We can see that the majority of the records have submitted responses. That means that we are not losing too much data during the annotation project.

Tip

If an important percentage of the records have a discarded response, you can take all the discarded records and serve them to a different annotator as long as you are using the Discard button as a way for your annotation team to skip records.

Now, let’s check how many of our submitted responses proposed modifications to the original text:

[ ]:

fig = px.histogram(responses_df.loc[responses_df['status']=='submitted'], x='changes')
fig.update_xaxes(categoryorder='total descending')
fig.update_layout(bargap=0.2)
fig.show()

Plot showing the fields that were modified

As we can see here, an important percentage of the submitted responses considered that the records needed at least one modification and that the response is the field most likely to be modified.

We could publish the dataset as it is now, but for this example we’ll do a little post-processing to simplify the fields and substitute the old instruction and response with the new version provided by our annotators.

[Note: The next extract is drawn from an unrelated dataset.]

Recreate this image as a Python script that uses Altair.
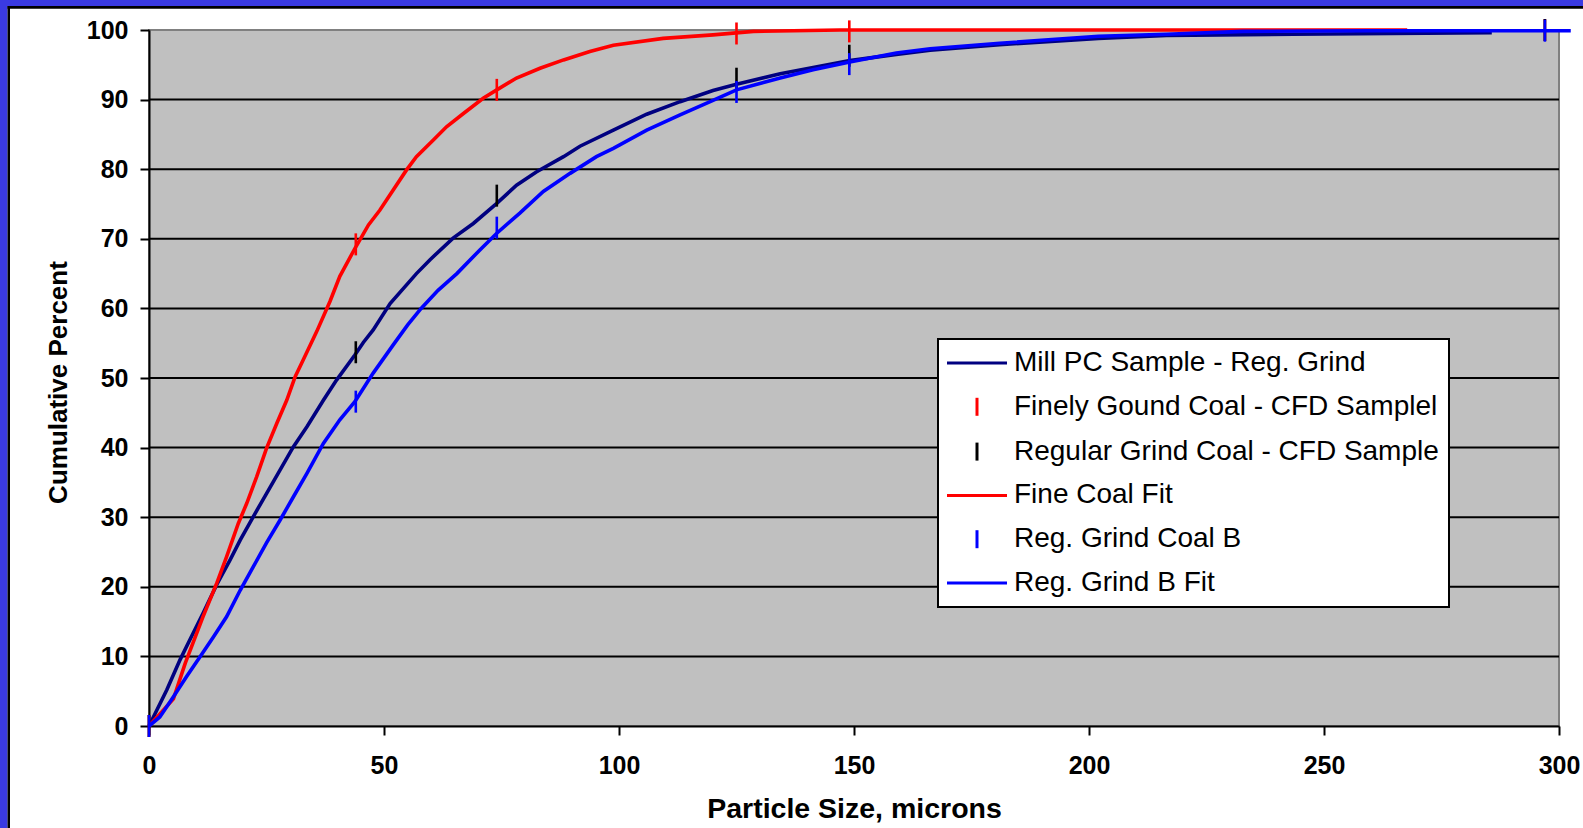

That way, we have a dataset that’s fully ready for fine-tuning.

[55]:

new_records = []
for record in feedback:
    if record.responses:
        continue
    # we should only have 1 response per record, so we can safely use the first one only
    response = record.responses[0]
    # we will skip records where our annotators didn't submit their feedback
    if response.status != 'submitted':
        continue

    record.fields['instruction'] = response.values['new-instruction'].value
    record.fields['context'] = response.values['new-input'].value
    record.fields['response'] = response.values['new-response'].value

    new_records.append(record.fields)

Let’s check how it looks:

[56]:

new_df = pd.DataFrame(new_records)
new_df

[56]:

	category	instruction	context	response
0	open_qa	How do I get rid of mosquitos in my house?		You can get rid of mosquitos in your house by ...
1	classification	Classify each country as "African" or "Europea...		Nigeria: African\nRwanda: African\nPortugal: E...
2	information_extraction	Extract the unique names of composers from the...	To some extent, European and the US traditions...	Pierre Boulez, Luigi Nono, Karlheinz Stockhaus...
3	general_qa	Should investors time the market?		Timing the market is based on predictions of t...
4	classification	I am looking at items on my desk right now, te...		Trident mint, Macbook Pro, Pixel 3, Apple Airp...
5	summarization	How was basketball was invented?	Basketball began with its invention in 1891 in...	Basketball was invented as a less injury-prone...
6	general_qa	Is there an answer to the universe?		According to the novel Hitchhikers Guide to th...
7	information_extraction	From the passage note down the name of the cou...	The World Bank is an international financial i...	U.S., Japan, China, Germany, U.K.
8	open_qa	Give me the list of top 10 movies of all time,...		These are the top 10 movies based on their IMD...
9	creative_writing	Is social media good for you ?		There are conflicting views on the impact of s...
10	open_qa	What is the difference between a pomelo and a ...		Both a pomelo and a grapefruit have similar ci...
11	classification	Identify the bird from the list: Barn owl, Pyt...		Barn owl
12	creative_writing	Create a 5 day itinerary for a trip to Japan. ...		Day 1: Arrive at Osaka, in the center of Japan...
13	brainstorming	What are some ways to improve the value of you...		There are several things you do can to increas...
14	summarization	Give me a summary about St Paul's Cathedral	St Paul's Cathedral is an Anglican cathedral i...	St Paul's Cathedral, an Anglican cathedral in ...

Now we’re happy with the result, we can publish it in the Hugging Face Hub, so the whole open-source community can benefit from it.

[ ]:

#push to hub
new_dataset = Dataset(new_records)
new_dataset.push_to_hub(".../curated_databricks-dolly-15k")

This dataset is ready to be used as a demonstration dataset to fine-tune instruction-following models.

Summary#

In this tutorial, we learned how to create an instruction dataset by curating a public dataset with a permissive license, in this case the Dolly dataset made by Databricks employees. This can help us to fine-tune an instruction-following model using high-quality data that will help us get better results with a more efficient training.